Source records:
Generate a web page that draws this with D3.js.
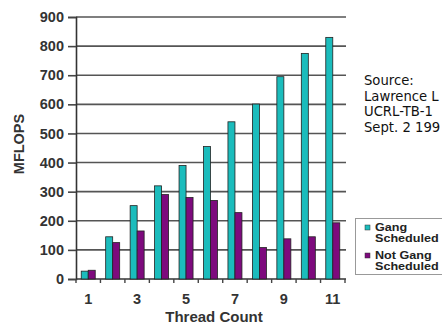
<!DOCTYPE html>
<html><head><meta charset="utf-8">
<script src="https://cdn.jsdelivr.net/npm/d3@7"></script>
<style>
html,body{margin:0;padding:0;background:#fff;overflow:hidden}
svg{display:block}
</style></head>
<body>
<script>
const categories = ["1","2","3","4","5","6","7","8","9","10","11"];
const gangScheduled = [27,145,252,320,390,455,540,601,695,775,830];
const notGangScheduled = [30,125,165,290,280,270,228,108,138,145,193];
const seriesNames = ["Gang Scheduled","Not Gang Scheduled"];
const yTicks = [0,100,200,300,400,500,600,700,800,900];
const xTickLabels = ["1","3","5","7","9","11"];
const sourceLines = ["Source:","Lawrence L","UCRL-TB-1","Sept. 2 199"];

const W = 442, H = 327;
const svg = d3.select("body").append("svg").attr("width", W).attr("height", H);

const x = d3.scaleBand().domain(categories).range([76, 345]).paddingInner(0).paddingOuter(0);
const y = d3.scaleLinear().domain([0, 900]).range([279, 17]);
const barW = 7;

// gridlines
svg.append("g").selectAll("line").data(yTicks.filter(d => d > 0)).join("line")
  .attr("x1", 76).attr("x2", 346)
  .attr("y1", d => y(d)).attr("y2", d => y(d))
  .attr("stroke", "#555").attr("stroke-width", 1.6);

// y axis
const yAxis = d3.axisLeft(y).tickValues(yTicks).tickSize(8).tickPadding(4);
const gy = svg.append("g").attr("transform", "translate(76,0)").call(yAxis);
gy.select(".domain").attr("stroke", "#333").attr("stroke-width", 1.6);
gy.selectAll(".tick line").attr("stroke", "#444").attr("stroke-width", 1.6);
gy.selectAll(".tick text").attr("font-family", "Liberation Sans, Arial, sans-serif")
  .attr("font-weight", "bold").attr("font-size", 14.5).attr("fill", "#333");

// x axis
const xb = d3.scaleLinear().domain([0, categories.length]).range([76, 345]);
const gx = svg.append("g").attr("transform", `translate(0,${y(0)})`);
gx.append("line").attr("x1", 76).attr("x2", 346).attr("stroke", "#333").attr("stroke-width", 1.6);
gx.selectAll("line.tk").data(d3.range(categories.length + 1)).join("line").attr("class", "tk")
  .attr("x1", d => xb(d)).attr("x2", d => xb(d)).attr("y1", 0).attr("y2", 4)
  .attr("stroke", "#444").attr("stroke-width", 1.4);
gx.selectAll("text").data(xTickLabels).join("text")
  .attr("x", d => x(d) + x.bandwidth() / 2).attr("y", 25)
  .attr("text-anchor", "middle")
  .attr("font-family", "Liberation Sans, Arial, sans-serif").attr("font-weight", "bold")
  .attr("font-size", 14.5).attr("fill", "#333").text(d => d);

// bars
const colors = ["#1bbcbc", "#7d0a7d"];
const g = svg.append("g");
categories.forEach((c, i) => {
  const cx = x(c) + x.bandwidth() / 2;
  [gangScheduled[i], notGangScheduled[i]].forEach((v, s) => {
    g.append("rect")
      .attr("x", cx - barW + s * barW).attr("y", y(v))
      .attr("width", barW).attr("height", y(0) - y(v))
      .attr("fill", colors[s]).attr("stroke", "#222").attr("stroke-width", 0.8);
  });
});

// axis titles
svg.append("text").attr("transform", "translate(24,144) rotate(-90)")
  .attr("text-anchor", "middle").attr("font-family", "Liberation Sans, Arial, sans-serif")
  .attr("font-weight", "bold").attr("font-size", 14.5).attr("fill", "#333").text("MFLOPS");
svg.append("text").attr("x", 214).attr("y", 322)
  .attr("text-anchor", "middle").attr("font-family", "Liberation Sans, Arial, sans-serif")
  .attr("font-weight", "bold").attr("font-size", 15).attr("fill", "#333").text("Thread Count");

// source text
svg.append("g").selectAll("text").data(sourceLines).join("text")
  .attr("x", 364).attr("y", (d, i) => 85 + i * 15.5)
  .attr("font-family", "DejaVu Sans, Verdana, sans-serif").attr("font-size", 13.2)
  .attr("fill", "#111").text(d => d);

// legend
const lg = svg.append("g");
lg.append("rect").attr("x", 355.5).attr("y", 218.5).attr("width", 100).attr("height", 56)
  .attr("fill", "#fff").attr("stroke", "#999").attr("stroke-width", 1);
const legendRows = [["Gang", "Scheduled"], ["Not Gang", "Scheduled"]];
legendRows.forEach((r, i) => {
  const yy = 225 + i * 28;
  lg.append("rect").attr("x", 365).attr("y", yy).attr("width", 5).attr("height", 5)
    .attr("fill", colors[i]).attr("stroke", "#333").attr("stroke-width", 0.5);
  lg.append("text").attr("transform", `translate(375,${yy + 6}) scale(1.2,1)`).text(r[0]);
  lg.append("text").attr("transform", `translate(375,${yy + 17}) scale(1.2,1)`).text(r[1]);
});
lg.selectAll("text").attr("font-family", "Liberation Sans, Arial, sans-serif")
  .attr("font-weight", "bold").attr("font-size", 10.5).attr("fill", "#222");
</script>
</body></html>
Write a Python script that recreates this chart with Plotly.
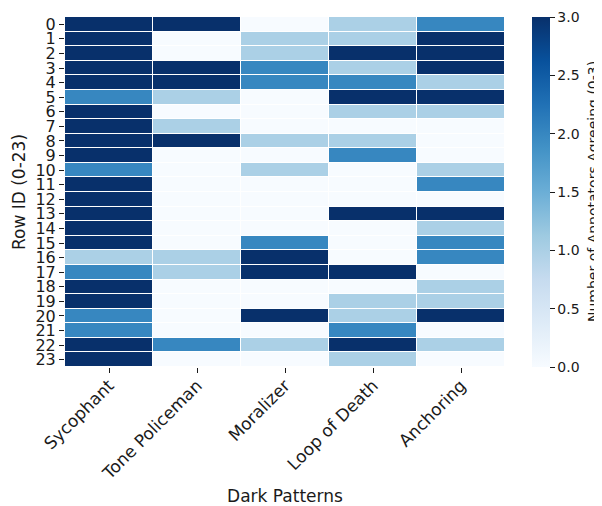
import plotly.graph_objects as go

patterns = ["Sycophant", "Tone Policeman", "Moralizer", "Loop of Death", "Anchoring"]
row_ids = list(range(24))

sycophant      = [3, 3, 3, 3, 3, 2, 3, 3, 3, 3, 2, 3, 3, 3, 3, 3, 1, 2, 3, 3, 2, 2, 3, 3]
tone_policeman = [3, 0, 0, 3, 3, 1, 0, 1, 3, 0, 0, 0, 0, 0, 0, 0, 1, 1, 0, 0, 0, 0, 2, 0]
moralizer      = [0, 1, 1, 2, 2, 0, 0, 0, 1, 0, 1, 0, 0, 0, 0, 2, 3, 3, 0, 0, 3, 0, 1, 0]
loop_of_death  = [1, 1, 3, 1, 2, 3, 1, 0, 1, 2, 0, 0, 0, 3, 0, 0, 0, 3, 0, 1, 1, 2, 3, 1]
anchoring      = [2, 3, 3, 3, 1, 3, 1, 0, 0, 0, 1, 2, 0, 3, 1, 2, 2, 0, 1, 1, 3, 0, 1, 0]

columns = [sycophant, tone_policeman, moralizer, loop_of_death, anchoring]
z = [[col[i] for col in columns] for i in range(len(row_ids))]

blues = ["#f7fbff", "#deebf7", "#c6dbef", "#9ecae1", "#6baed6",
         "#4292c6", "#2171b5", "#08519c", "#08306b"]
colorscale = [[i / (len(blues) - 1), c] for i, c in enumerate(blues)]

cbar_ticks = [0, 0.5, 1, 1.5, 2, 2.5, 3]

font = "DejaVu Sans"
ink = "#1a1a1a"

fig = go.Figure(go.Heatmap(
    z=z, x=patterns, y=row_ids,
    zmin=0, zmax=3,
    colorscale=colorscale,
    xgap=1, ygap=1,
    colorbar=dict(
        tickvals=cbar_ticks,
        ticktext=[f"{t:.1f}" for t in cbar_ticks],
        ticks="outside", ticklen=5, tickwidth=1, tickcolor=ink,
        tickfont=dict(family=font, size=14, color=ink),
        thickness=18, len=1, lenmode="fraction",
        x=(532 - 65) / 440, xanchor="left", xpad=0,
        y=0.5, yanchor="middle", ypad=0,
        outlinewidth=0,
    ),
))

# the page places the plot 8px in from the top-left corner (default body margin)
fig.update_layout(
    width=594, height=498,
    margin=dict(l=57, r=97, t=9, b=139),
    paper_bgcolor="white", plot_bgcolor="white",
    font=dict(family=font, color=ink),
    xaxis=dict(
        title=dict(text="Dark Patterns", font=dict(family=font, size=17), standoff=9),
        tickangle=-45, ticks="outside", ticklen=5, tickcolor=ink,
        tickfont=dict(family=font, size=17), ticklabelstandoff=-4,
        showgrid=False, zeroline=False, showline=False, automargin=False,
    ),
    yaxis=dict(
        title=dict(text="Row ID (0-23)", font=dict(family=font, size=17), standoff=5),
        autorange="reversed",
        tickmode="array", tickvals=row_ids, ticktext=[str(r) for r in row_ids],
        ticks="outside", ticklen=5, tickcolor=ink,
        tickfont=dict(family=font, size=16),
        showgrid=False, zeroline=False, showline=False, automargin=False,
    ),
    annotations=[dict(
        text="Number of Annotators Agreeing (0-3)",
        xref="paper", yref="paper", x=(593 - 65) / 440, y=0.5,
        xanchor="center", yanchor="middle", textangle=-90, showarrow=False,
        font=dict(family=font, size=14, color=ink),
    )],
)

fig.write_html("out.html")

§ **INSTRUCTIONS FOR THE TASK**
Where a line in the material above holds "with", copy that line.

§ **THE REPLY**
Generate a web page that draws this with D3.js.
Write a Python script that recreates this chart with Plotly.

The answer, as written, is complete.